Stoepel Community Garden: Flowers and vegetables transform burned out lots

 

Wilma Rush

A garden of vegetables, flowers and fruit trees blossoms stands where two empty, burned-out lots once stood.
The Stoepel Community Garden sprouted after neighbors banded together to remove the eyesore left about 10 years ago when an electrical fire destroyed two houses on the block west of Livernois and two blocks south of west Seven Mile Road.
Wilma Rush, who has lived on the block for 37 years with her husband, Alonzo Rush, witnessed the destruction and resulting dilapidation from her front porch. She lives just across the street.
Stoepel Block Club President Evelyn House asked Wilma Rush to lead the effort to turn the ugly littered lots into a place of beauty.
There were several reasons to turn to Rush. She’s active in the block club, wanted to help make the area look better, and had experience with making gardens grow.
An Arkansas native, she recalls picking cotton on her grandfather’s land as a child.
“I love vegetable gardens and flowers are not hard to grow,” said Rush whose home is adorned with flowers.
With that in mind, she also was willing to either run her water hose or haul buckets of water across the street, paying the higher water bills demanded to nourish the garden.
A community effort got the garden off the ground six years ago. The women’s husbands, Alonzo and Howard House, helped by cutting the grass and clearing the lots. Other neighbors dug in to help clean the lots of debris.

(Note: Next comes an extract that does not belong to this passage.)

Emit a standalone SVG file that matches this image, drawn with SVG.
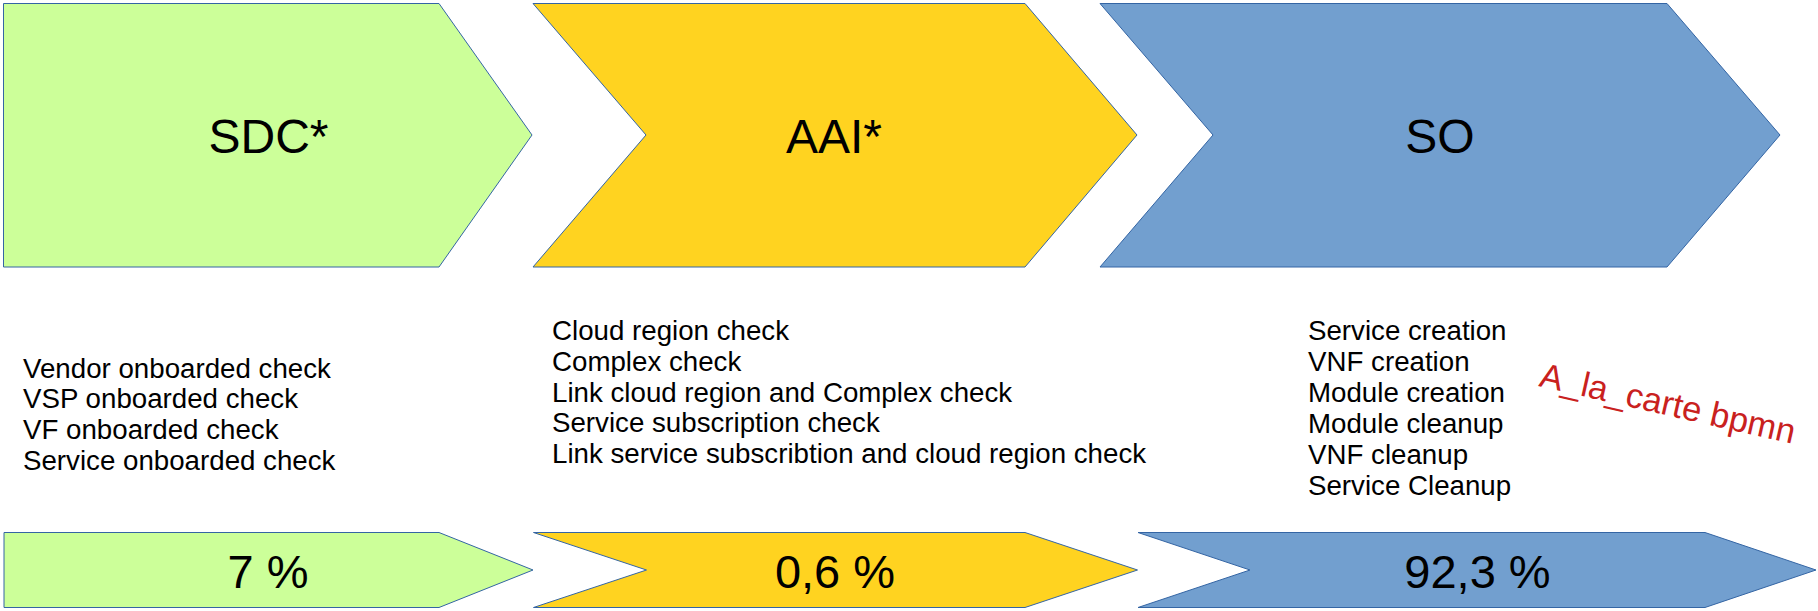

“It’s a lot of work,” Alonzo Rush said.
Neighbors also pitched in their own pennies to pay for the project.
Years of toil, clearing the two lots, building raised beds, hauling in fresh dirt – which she’d like more of now – planting seedlings and seeds, have brought forth an assortment of crops: cucumbers, yellow squash, okra, eggplant, zucchini, hot peppers, bell peppers, collard and turnip greens, kale, white and red potatoes, watermelon – and three varieties of tomatoes.
Trees bear apples, cherries and peaches.
An array of colorful flowers attracts butterflies and adds to a picturesque scene, punctuated by towering sunflowers.
The space includes picnic tables and some chairs donated by people on the block.
A core group of about seven neighbors helps out regularly. A few have their own plots.
  Evelyn House said the children help out as well.
“Some of them didn’t know how to work lawnmowers but they leaned,” House said. “They’re meeting people on the block and they have a place to go.”
Wilma Rush noted all the neighbors are welcome to pick the ripe produce.
“I’d rather see somebody take it than to see it go bad,” she said.
As Wilma Rush sat on her porch recently, she looked across the street and admired the blooming flowers and vegetables.
Every few moments neighbors waved as they walked or drove by.
Nearly everyone respects the garden, she said. One exception: a group of kids who broke a few of the small trees.
When a car pulled into the driveway across the street, a young girl hopped out Wilma Rush’s face brightened. “This child helps out a lot in the garden,” Rush said. “Her mother said she’ll help me anytime I need her.”
Seeing children care for the garden is a bonus, Evelyn House said.
“ They understand what it feels like to make something pretty and to make foods grow,” she explained. “They know that things grow; they don’t just come from the store.”